Re: [R] Intra-Class correlation psych package missing data

2010-06-10 Thread RCulloch

Hi Bill,

No worries, always a million things to do! Thanks very much for the reply,
that has cleared that up and I'll look out for the update next week. 

Many thanks,

Ross
-- 
View this message in context: 
http://r.789695.n4.nabble.com/Intra-Class-correlation-psych-package-missing-data-tp1773942p2250304.html
Sent from the R help mailing list archive at Nabble.com.

__
R-help@r-project.org mailing list
https://stat.ethz.ch/mailman/listinfo/r-help
PLEASE do read the posting guide http://www.R-project.org/posting-guide.html
and provide commented, minimal, self-contained, reproducible code.

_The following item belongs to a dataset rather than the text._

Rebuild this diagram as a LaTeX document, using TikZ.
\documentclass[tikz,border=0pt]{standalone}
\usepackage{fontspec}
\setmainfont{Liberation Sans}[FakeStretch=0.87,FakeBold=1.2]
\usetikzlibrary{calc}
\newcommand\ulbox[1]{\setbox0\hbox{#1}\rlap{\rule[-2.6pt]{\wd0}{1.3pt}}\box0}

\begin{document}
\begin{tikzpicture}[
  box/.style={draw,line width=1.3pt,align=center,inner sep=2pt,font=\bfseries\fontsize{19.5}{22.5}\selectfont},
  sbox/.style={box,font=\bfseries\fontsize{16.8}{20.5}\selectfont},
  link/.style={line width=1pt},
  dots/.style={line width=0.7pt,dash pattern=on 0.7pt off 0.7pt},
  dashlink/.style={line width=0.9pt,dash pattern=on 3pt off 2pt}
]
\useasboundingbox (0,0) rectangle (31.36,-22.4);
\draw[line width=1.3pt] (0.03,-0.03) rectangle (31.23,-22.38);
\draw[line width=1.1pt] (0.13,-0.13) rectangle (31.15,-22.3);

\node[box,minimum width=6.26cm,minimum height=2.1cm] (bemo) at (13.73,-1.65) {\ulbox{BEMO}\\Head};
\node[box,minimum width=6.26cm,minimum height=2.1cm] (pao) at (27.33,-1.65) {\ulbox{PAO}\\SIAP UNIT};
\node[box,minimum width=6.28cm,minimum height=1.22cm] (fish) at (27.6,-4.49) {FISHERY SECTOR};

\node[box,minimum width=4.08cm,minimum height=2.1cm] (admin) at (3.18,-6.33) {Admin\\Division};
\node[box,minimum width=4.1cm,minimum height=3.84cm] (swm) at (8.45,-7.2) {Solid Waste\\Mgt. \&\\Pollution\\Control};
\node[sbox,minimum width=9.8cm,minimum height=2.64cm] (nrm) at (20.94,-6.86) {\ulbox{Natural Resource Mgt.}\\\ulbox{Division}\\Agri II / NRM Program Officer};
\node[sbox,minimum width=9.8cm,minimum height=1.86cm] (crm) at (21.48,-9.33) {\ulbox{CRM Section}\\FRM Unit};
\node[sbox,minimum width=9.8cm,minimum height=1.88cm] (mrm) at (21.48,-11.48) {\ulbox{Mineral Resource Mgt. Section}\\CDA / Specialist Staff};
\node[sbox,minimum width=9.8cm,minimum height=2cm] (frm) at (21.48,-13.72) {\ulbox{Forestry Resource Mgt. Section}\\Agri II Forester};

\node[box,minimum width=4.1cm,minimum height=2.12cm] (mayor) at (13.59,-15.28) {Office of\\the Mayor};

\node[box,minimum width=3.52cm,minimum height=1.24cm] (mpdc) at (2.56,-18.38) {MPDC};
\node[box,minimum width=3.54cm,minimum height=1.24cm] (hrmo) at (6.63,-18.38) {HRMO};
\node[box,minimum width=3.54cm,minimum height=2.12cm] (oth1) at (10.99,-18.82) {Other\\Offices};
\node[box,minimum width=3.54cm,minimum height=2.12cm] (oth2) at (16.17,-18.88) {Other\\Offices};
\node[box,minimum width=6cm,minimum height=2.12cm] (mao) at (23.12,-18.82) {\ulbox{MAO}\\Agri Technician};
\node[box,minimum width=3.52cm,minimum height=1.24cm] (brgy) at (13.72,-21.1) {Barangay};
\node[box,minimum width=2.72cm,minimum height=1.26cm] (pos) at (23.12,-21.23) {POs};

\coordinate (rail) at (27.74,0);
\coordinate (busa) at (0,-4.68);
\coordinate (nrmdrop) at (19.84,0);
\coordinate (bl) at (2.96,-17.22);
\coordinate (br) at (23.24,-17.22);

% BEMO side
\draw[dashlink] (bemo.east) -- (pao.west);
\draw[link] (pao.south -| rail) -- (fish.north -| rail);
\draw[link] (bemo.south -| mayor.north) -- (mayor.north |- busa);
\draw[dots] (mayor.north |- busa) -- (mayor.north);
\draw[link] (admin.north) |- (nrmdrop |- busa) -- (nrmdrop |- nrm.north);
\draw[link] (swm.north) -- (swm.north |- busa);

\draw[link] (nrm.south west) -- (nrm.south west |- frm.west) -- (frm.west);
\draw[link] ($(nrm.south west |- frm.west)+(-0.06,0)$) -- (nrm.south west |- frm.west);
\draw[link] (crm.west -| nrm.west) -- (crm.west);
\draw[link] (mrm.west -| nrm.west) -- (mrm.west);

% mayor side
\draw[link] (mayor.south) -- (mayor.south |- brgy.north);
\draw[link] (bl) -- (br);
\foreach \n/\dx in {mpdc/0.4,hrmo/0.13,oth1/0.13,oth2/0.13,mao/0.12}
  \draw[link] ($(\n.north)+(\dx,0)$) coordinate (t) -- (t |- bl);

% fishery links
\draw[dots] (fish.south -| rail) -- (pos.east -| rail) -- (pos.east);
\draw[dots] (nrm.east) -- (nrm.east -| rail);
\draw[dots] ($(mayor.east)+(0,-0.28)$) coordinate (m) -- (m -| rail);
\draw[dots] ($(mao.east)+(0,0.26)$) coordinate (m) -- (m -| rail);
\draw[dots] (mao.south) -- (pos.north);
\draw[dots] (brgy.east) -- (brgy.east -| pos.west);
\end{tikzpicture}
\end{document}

Re: [R] partial matches across rows not columns

2010-06-10 Thread RCulloch

Hi Jim and Hi Jannis,

Thanks very much to both of you for your help! Both methods work perfectly!
Always good to know that there is more than one way to skin a cat when it
comes to R! I will just need to get a grip on the regular expressions, it
would seem.

Many thanks again for you r help,

much appreciated,

Ross
-- 
View this message in context: 
http://r.789695.n4.nabble.com/partial-matches-across-rows-not-columns-tp2247757p2250306.html
Sent from the R help mailing list archive at Nabble.com.

__
R-help@r-project.org mailing list
https://stat.ethz.ch/mailman/listinfo/r-help
PLEASE do read the posting guide http://www.R-project.org/posting-guide.html
and provide commented, minimal, self-contained, reproducible code.


[R] comparing GLM coefficients & repeatability

2011-08-27 Thread RCulloch
Many thanks for taking the time to read this! 

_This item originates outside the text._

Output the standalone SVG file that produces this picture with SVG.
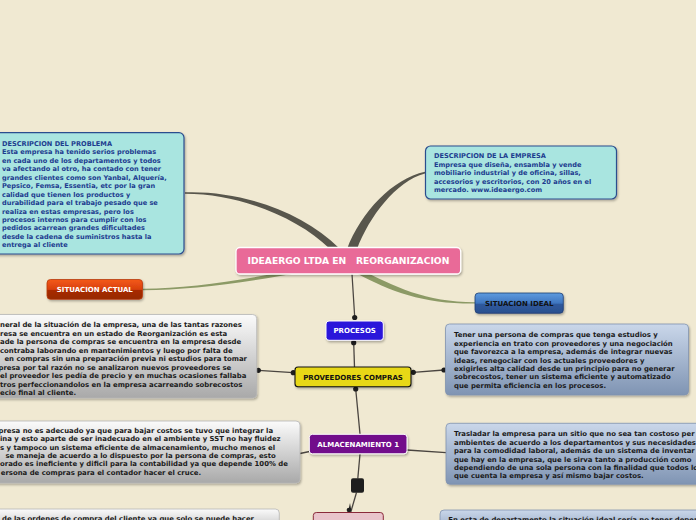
<svg xmlns="http://www.w3.org/2000/svg" width="696" height="520" viewBox="0 0 696 520">
<defs>
<filter id="sh" x="-10%" y="-10%" width="120%" height="130%"><feDropShadow dx="1" dy="1.5" stdDeviation="1" flood-color="#000" flood-opacity="0.3"/></filter>
<linearGradient id="gGrey" x1="0" y1="0" x2="0" y2="1"><stop offset="0" stop-color="#FBFBFB"/><stop offset="1" stop-color="#A9A9A9"/></linearGradient>
<linearGradient id="gBlue" x1="0" y1="0" x2="0" y2="1"><stop offset="0" stop-color="#CAD7EA"/><stop offset="1" stop-color="#7F94B3"/></linearGradient>
<linearGradient id="gAct" x1="0" y1="0" x2="0" y2="1"><stop offset="0" stop-color="#F4591A"/><stop offset="0.5" stop-color="#D8400C"/><stop offset="0.55" stop-color="#A82C00"/><stop offset="1" stop-color="#962800"/></linearGradient>
<linearGradient id="gIdeal" x1="0" y1="0" x2="0" y2="1"><stop offset="0" stop-color="#5E9BDF"/><stop offset="0.5" stop-color="#3F76C0"/><stop offset="0.55" stop-color="#2F5A9E"/><stop offset="1" stop-color="#2A4F8E"/></linearGradient>
</defs>
<style>
.t{font-family:"DejaVu Sans","Liberation Sans",sans-serif;font-weight:bold;font-size:6.6px;}
.g{font-size:6.9px;}
.dk{fill:#1A1A1A;}
.bl{fill:#1D3C8F;}
.lbl{font-family:"DejaVu Sans","Liberation Sans",sans-serif;font-weight:bold;font-size:7px;text-anchor:middle;}
.thin{fill:none;stroke:#4A4540;stroke-width:1.3;}
.dot{fill:#1E1E1E;}
</style>
<rect width="696" height="520" fill="#F0E9D2"/>

<g id="connectors">
<path d="M185,192.3 C242,190.5 303,212 339,248 L330,249 C297,217 240,194 185,193.8 Z" fill="#58564C"/>
<path d="M425,171.8 C393,178.5 361,212 347,249 L357,249 C369,217 396,181 425,173.4 Z" fill="#58564C"/>
<path d="M143,288.8 C190,288 240,281 300,268.5 L301,272.5 C242,283 190,290 143,290.3 Z" fill="#8C9A66"/>
<path d="M358,268 C395,287 425,302 475,302.2 L475,303.6 C423,304 392,292 356,273 Z" fill="#8C9A66"/>
<path class="thin" d="M352,274 L354.7,317.3"/>
<circle class="dot" cx="354.7" cy="317.5" r="2.6"/>
<path class="thin" d="M353.7,342.7 L354.5,367"/>
<circle class="dot" cx="353.7" cy="342.7" r="2.6"/>
<path class="thin" d="M355.7,389 L360,434"/>
<circle class="dot" cx="355.7" cy="389" r="2.6"/>
<path class="thin" d="M258.3,370.3 L293.3,372.7"/>
<circle class="dot" cx="258.3" cy="370.3" r="2.6"/>
<circle class="dot" cx="293.3" cy="372.7" r="2.6"/>
<path class="thin" d="M413.3,372.3 L444,370"/>
<circle class="dot" cx="413.3" cy="372.3" r="2.6"/>
<circle class="dot" cx="444" cy="370" r="2.6"/>
<path class="thin" d="M300,453.5 L309.5,451.5"/>
<path class="thin" d="M407,450 L446,452.7"/>
<path class="thin" d="M360,454 L357.8,478.5"/>
<path class="thin" d="M356.5,492.5 L350.5,513"/>
<circle class="dot" cx="349" cy="510" r="2.3"/>
<path d="M348.5,510 L350,503 L351,509 Z" fill="#1E1E1E"/>
</g>

<g id="problema">
<rect x="-8" y="132.7" width="192" height="121.3" rx="5" fill="#A9E5E0" stroke="#2C4D8E" stroke-width="1.2" filter="url(#sh)"/>
<text class="t bl" x="2"><tspan x="2" y="145.6">DESCRIPCION DEL PROBLEMA</tspan><tspan x="2" y="154.1">Esta empresa ha tenido serios problemas</tspan><tspan x="2" y="162.6">en cada uno de los departamentos y todos</tspan><tspan x="2" y="171.1">va afectando al otro, ha contado con tener</tspan><tspan x="2" y="179.5">grandes clientes como son Yanbal, Alquería,</tspan><tspan x="2" y="188">Pepsico, Femsa, Essentia, etc por la gran</tspan><tspan x="2" y="196.5">calidad que tienen los productos y</tspan><tspan x="2" y="205">durabilidad para el trabajo pesado que se</tspan><tspan x="2" y="213.5">realiza en estas empresas, pero los</tspan><tspan x="2" y="222">procesos internos para cumplir con los</tspan><tspan x="2" y="230.4">pedidos acarrean grandes dificultades</tspan><tspan x="2" y="238.9">desde la cadena de suministros hasta la</tspan><tspan x="2" y="247.4">entrega al cliente</tspan></text>
</g>

<g id="empresa">
<rect x="425.5" y="146" width="191" height="53" rx="5" fill="#A9E5E0" stroke="#2C4D8E" stroke-width="1.2" filter="url(#sh)"/>
<text class="t bl"><tspan x="434" y="158">DESCRIPCION DE LA EMPRESA</tspan><tspan x="434" y="166.6">Empresa que diseña, ensambla y vende</tspan><tspan x="434" y="175">mobiliario industrial y de oficina, sillas,</tspan><tspan x="434" y="183.6">accesorios y escritorios, con 20 años en el</tspan><tspan x="434" y="192">mercado. www.ideaergo.com</tspan></text>
</g>

<g id="central">
<rect x="236" y="247.5" width="224.7" height="26.5" rx="4" fill="#E96A98" stroke="#FFFFFF" stroke-width="1.3" filter="url(#sh)"/>
<text x="348.4" y="264.3" xml:space="preserve" style="font-family:'DejaVu Sans','Liberation Sans',sans-serif;font-weight:bold;font-size:9.2px;fill:#FFFFFF;text-anchor:middle;white-space:pre">IDEAERGO LTDA EN   REORGANIZACION</text>
</g>

<g id="situacion-actual">
<rect x="47" y="279.5" width="95.5" height="19.8" rx="3.5" fill="url(#gAct)" stroke="#B83A0C" stroke-width="0.8" filter="url(#sh)"/>
<text class="lbl" x="94.8" y="292" fill="#FFFFFF">SITUACION ACTUAL</text>
</g>

<g id="situacion-ideal">
<rect x="475" y="293" width="88.3" height="20.3" rx="3.5" fill="url(#gIdeal)" stroke="#1F3E72" stroke-width="0.8" filter="url(#sh)"/>
<text class="lbl" x="519.2" y="305.8" fill="#111111">SITUACION IDEAL</text>
</g>

<g id="procesos">
<rect x="326" y="321" width="57.3" height="19.3" rx="3" fill="#2C12DA" stroke="#FFFFFF" stroke-width="1" filter="url(#sh)"/>
<text class="lbl" x="354.7" y="333.2" fill="#FFFFFF">PROCESOS</text>
</g>

<g id="proveedores">
<rect x="295" y="367" width="116" height="19.7" rx="3" fill="#E8D817" stroke="#111111" stroke-width="1.1" filter="url(#sh)"/>
<text class="lbl" x="353" y="379.6" fill="#111111">PROVEEDORES COMPRAS</text>
</g>

<g id="almacenamiento">
<rect x="309.3" y="434.3" width="97.7" height="19.5" rx="3" fill="#72118B" stroke="#FFFFFF" stroke-width="1" filter="url(#sh)"/>
<text class="lbl" x="358.2" y="447.2" fill="#FFFFFF">ALMACENAMIENTO 1</text>
</g>

<g id="cuadro">
<rect x="351" y="478.3" width="13" height="14.4" rx="2" fill="#1E1E1E"/>
</g>

<g id="nodo-inferior">
<rect x="313.3" y="512.5" width="70" height="20" rx="3" fill="#E9C4CB" stroke="#8A2A3A" stroke-width="1"/>
</g>

<g id="actual-proveedores">
<rect x="-8" y="314.5" width="264.7" height="83.5" rx="4" fill="url(#gGrey)" stroke="#B5B5B5" stroke-width="0.8" filter="url(#sh)"/>
<text class="t g dk"><tspan x="0" y="327.4">neral de la situación de la empresa, una de las tantas razones</tspan><tspan x="0" y="335.8">resa se encuentra en un estado de Reorganización es esta</tspan><tspan x="0" y="344.2">ade la persona de compras se encuentra en la empresa desde</tspan><tspan x="0" y="352.8">contraba laborando en mantenimientos y luego por falta de</tspan><tspan x="2" y="361.3"> en compras sin una preparación previa ni estudios para tomar</tspan><tspan x="-1.5" y="369.7">presa por tal razón no se analizaron nuevos proveedores se</tspan><tspan x="0" y="378.1">el proveedor les pedía de precio y en muchas ocasiones fallaba</tspan><tspan x="0" y="386.5">tros perfeccionandolos en la empresa acarreando sobrecostos</tspan><tspan x="0" y="394.8">ecio final al cliente.</tspan></text>
</g>

<g id="ideal-proveedores">
<rect x="445.5" y="324" width="243" height="71" rx="4" fill="url(#gBlue)" stroke="#8193AE" stroke-width="0.8" filter="url(#sh)"/>
<text class="t g dk"><tspan x="454" y="337.4">Tener una persona de compras que tenga estudios y</tspan><tspan x="454" y="345.7">experiencia en trato con proveedores y una negociación</tspan><tspan x="454" y="354.3">que favorezca a la empresa, además de integrar nuevas</tspan><tspan x="454" y="362.7">ideas, renegociar con los actuales proveedores y</tspan><tspan x="454" y="371.1">exigirles alta calidad desde un principio para no generar</tspan><tspan x="454" y="379.4">sobrecostos, tener un sistema eficiente y automatizado</tspan><tspan x="454" y="387.8">que permita eficiencia en los procesos.</tspan></text>
</g>

<g id="actual-almacenamiento">
<rect x="-8" y="421" width="308" height="62" rx="4" fill="url(#gGrey)" stroke="#B5B5B5" stroke-width="0.8" filter="url(#sh)"/>
<text class="t g dk"><tspan x="-1.5" y="433.1">presa no es adecuado ya que para bajar costos se tuvo que integrar la</tspan><tspan x="0" y="441.4">ina y esto aparte de ser inadecuado en el ambiente y SST no hay fluidez</tspan><tspan x="0" y="449.7">s y tampoco un sistema eficiente de almacenamiento, mucho menos el</tspan><tspan x="3" y="458.1"> se maneja de acuerdo a lo dispuesto por la persona de compras, esto</tspan><tspan x="0" y="466.4">orado es ineficiente y dificil para la contabilidad ya que depende 100% de</tspan><tspan x="0.8" y="474.7">ersona de compras para el contador hacer el cruce.</tspan></text>
</g>

<g id="ideal-almacenamiento">
<rect x="446" y="423.3" width="260" height="61" rx="4" fill="url(#gBlue)" stroke="#8193AE" stroke-width="0.8" filter="url(#sh)"/>
<text class="t g dk"><tspan x="454" y="436.3">Trasladar la empresa para un sitio que no sea tan costoso per</tspan><tspan x="454" y="444.7">ambientes de acuerdo a los departamentos y sus necesidades</tspan><tspan x="454" y="453.1">para la comodidad laboral, además de un sistema de inventar</tspan><tspan x="454" y="461.5">que hay en la empresa, que le sirva tanto a producción como</tspan><tspan x="454" y="469.9">dependiendo de una sola persona con la finalidad que todos lo</tspan><tspan x="454" y="478.3">que cuenta la empresa y así mismo bajar costos.</tspan></text>
</g>

<g id="actual-bottom">
<rect x="-8" y="509" width="287.3" height="30" rx="4" fill="url(#gGrey)" stroke="#B5B5B5" stroke-width="0.8"/>
<text class="t g dk"><tspan x="2" y="521.3">de las ordenes de compra del cliente ya que solo se puede hacer</tspan></text>
</g>

<g id="ideal-bottom">
<rect x="440" y="510" width="266" height="30" rx="4" fill="url(#gBlue)" stroke="#8193AE" stroke-width="0.8"/>
<text class="t g dk"><tspan x="448.3" y="521.5">En esta de departamento la situación ideal sería no tener depen</tspan></text>
</g>
</svg>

I am looking at the repeatability of behaviour between re-sighted
individuals across discrete time periods (annual breeding seasons). My
approach was to run a GLM (with a logit link - the data are proportional,
presence v. absence of behaviour) for each breeding season. I included the
re-sighted individuals as a factor (categorical variable) (i.e. the models
only contained individuals that were seen in all of the breeding seasons).
Inevitably the variables that are retained in the best models are not the
same for each breeding season and in one (out of 3 cases) individual is not
retained within the best model (although I suspect that is a product of a
considerably smaller sample size for that breeding season). I use the best
model that has retained individual id and extract the coefficients of the
individuals. I then use the ICC command in the package psych to test for
repeatability in these values over the three breeding seasons. The results
are in fact repeatable, which does support the basic analyses using just the
behaviour (without trying to account for potential covariates), which is
encouraging. However, I have had a look on nabble and other forms to see if
this is at all statistically sound or if I am making a fundamental error in
how I am treating the coefficients. I have found a couple of posts, but I
don't think that they relate directly to my question. 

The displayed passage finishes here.